**Objective**:
Leave the pictures out, and retype all of the material exactly as written.

**Data segment**:
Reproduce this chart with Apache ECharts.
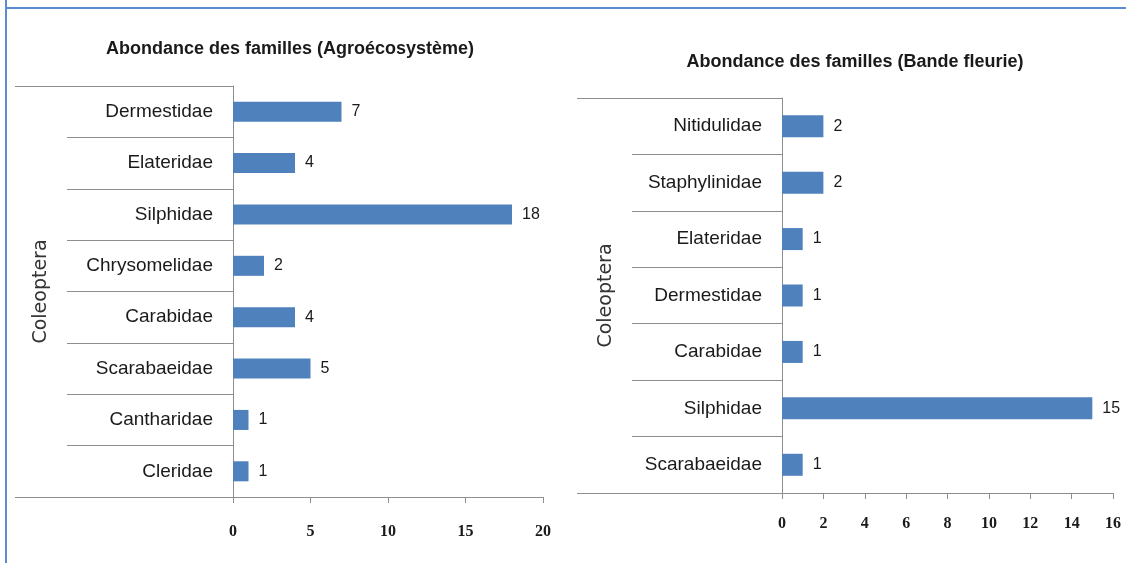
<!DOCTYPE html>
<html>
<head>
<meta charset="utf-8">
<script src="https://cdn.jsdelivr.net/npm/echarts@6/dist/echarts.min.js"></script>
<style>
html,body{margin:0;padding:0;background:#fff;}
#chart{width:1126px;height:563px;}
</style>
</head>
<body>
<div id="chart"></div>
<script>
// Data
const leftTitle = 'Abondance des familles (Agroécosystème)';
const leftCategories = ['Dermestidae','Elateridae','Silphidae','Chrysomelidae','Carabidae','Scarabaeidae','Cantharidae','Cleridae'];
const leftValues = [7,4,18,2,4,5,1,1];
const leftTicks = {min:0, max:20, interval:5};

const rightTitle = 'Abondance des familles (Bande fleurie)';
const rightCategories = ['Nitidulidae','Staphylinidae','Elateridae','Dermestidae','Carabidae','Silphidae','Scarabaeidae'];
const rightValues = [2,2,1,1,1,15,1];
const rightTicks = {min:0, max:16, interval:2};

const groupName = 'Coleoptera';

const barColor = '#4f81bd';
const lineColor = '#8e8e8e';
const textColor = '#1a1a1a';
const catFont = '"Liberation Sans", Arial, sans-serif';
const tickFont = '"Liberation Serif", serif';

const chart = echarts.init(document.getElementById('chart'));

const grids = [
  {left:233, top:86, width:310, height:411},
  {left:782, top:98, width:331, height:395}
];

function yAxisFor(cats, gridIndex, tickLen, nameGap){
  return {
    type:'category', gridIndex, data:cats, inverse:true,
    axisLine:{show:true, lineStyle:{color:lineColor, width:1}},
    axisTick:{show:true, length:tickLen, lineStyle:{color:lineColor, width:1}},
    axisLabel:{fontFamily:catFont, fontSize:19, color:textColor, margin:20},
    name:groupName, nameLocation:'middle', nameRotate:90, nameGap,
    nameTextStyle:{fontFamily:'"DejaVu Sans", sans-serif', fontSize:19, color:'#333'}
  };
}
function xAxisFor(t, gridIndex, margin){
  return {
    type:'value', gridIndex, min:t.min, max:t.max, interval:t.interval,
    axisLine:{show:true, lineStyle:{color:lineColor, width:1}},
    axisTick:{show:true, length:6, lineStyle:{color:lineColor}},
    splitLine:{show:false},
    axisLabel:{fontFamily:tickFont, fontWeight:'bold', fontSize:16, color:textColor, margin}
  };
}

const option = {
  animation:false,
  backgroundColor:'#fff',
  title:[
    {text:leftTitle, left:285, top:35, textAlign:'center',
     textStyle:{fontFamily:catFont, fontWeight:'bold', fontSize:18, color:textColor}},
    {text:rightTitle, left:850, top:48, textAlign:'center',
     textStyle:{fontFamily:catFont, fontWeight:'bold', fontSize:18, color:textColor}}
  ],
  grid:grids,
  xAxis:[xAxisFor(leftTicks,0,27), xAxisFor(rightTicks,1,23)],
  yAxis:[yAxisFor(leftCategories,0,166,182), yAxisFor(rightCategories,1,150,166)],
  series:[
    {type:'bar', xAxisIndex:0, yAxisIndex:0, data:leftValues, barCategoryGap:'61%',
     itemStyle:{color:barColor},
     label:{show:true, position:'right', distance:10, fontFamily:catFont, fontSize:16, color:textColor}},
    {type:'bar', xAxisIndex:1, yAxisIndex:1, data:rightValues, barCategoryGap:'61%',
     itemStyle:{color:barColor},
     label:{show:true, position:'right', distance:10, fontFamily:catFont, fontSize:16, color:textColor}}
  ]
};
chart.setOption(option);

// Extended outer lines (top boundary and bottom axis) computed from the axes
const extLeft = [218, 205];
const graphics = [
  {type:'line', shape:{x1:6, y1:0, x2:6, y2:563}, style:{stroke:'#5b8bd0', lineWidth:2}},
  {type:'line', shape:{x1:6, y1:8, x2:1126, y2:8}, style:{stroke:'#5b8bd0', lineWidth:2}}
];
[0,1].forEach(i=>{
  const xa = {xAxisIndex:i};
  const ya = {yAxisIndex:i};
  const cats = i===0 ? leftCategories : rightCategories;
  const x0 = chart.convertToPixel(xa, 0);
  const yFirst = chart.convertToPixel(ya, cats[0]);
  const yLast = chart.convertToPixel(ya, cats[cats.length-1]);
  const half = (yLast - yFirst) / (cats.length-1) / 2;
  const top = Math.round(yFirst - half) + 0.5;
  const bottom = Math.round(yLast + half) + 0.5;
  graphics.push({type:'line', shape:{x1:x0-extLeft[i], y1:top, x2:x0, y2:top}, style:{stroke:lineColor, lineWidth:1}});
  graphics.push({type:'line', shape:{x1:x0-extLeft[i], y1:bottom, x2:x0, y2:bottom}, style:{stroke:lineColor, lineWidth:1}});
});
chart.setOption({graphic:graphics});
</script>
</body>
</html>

**Result**:
Reproduce this chart with Apache ECharts.
<!DOCTYPE html>
<html>
<head>
<meta charset="utf-8">
<script src="https://cdn.jsdelivr.net/npm/echarts@6/dist/echarts.min.js"></script>
<style>
html,body{margin:0;padding:0;background:#fff;}
#chart{width:1126px;height:563px;}
</style>
</head>
<body>
<div id="chart"></div>
<script>
// Data
const leftTitle = 'Abondance des familles (Agroécosystème)';
const leftCategories = ['Dermestidae','Elateridae','Silphidae','Chrysomelidae','Carabidae','Scarabaeidae','Cantharidae','Cleridae'];
const leftValues = [7,4,18,2,4,5,1,1];
const leftTicks = {min:0, max:20, interval:5};

const rightTitle = 'Abondance des familles (Bande fleurie)';
const rightCategories = ['Nitidulidae','Staphylinidae','Elateridae','Dermestidae','Carabidae','Silphidae','Scarabaeidae'];
const rightValues = [2,2,1,1,1,15,1];
const rightTicks = {min:0, max:16, interval:2};

const groupName = 'Coleoptera';

const barColor = '#4f81bd';
const lineColor = '#8e8e8e';
const textColor = '#1a1a1a';
const catFont = '"Liberation Sans", Arial, sans-serif';
const tickFont = '"Liberation Serif", serif';

const chart = echarts.init(document.getElementById('chart'));

const grids = [
  {left:233, top:86, width:310, height:411},
  {left:782, top:98, width:331, height:395}
];

function yAxisFor(cats, gridIndex, tickLen, nameGap){
  return {
    type:'category', gridIndex, data:cats, inverse:true,
    axisLine:{show:true, lineStyle:{color:lineColor, width:1}},
    axisTick:{show:true, length:tickLen, lineStyle:{color:lineColor, width:1}},
    axisLabel:{fontFamily:catFont, fontSize:19, color:textColor, margin:20},
    name:groupName, nameLocation:'middle', nameRotate:90, nameGap,
    nameTextStyle:{fontFamily:'"DejaVu Sans", sans-serif', fontSize:19, color:'#333'}
  };
}
function xAxisFor(t, gridIndex, margin){
  return {
    type:'value', gridIndex, min:t.min, max:t.max, interval:t.interval,
    axisLine:{show:true, lineStyle:{color:lineColor, width:1}},
    axisTick:{show:true, length:6, lineStyle:{color:lineColor}},
    splitLine:{show:false},
    axisLabel:{fontFamily:tickFont, fontWeight:'bold', fontSize:16, color:textColor, margin}
  };
}

const option = {
  animation:false,
  backgroundColor:'#fff',
  title:[
    {text:leftTitle, left:285, top:35, textAlign:'center',
     textStyle:{fontFamily:catFont, fontWeight:'bold', fontSize:18, color:textColor}},
    {text:rightTitle, left:850, top:48, textAlign:'center',
     textStyle:{fontFamily:catFont, fontWeight:'bold', fontSize:18, color:textColor}}
  ],
  grid:grids,
  xAxis:[xAxisFor(leftTicks,0,27), xAxisFor(rightTicks,1,23)],
  yAxis:[yAxisFor(leftCategories,0,166,182), yAxisFor(rightCategories,1,150,166)],
  series:[
    {type:'bar', xAxisIndex:0, yAxisIndex:0, data:leftValues, barCategoryGap:'61%',
     itemStyle:{color:barColor},
     label:{show:true, position:'right', distance:10, fontFamily:catFont, fontSize:16, color:textColor}},
    {type:'bar', xAxisIndex:1, yAxisIndex:1, data:rightValues, barCategoryGap:'61%',
     itemStyle:{color:barColor},
     label:{show:true, position:'right', distance:10, fontFamily:catFont, fontSize:16, color:textColor}}
  ]
};
chart.setOption(option);

// Extended outer lines (top boundary and bottom axis) computed from the axes
const extLeft = [218, 205];
const graphics = [
  {type:'line', shape:{x1:6, y1:0, x2:6, y2:563}, style:{stroke:'#5b8bd0', lineWidth:2}},
  {type:'line', shape:{x1:6, y1:8, x2:1126, y2:8}, style:{stroke:'#5b8bd0', lineWidth:2}}
];
[0,1].forEach(i=>{
  const xa = {xAxisIndex:i};
  const ya = {yAxisIndex:i};
  const cats = i===0 ? leftCategories : rightCategories;
  const x0 = chart.convertToPixel(xa, 0);
  const yFirst = chart.convertToPixel(ya, cats[0]);
  const yLast = chart.convertToPixel(ya, cats[cats.length-1]);
  const half = (yLast - yFirst) / (cats.length-1) / 2;
  const top = Math.round(yFirst - half) + 0.5;
  const bottom = Math.round(yLast + half) + 0.5;
  graphics.push({type:'line', shape:{x1:x0-extLeft[i], y1:top, x2:x0, y2:top}, style:{stroke:lineColor, lineWidth:1}});
  graphics.push({type:'line', shape:{x1:x0-extLeft[i], y1:bottom, x2:x0, y2:bottom}, style:{stroke:lineColor, lineWidth:1}});
});
chart.setOption({graphic:graphics});
</script>
</body>
</html>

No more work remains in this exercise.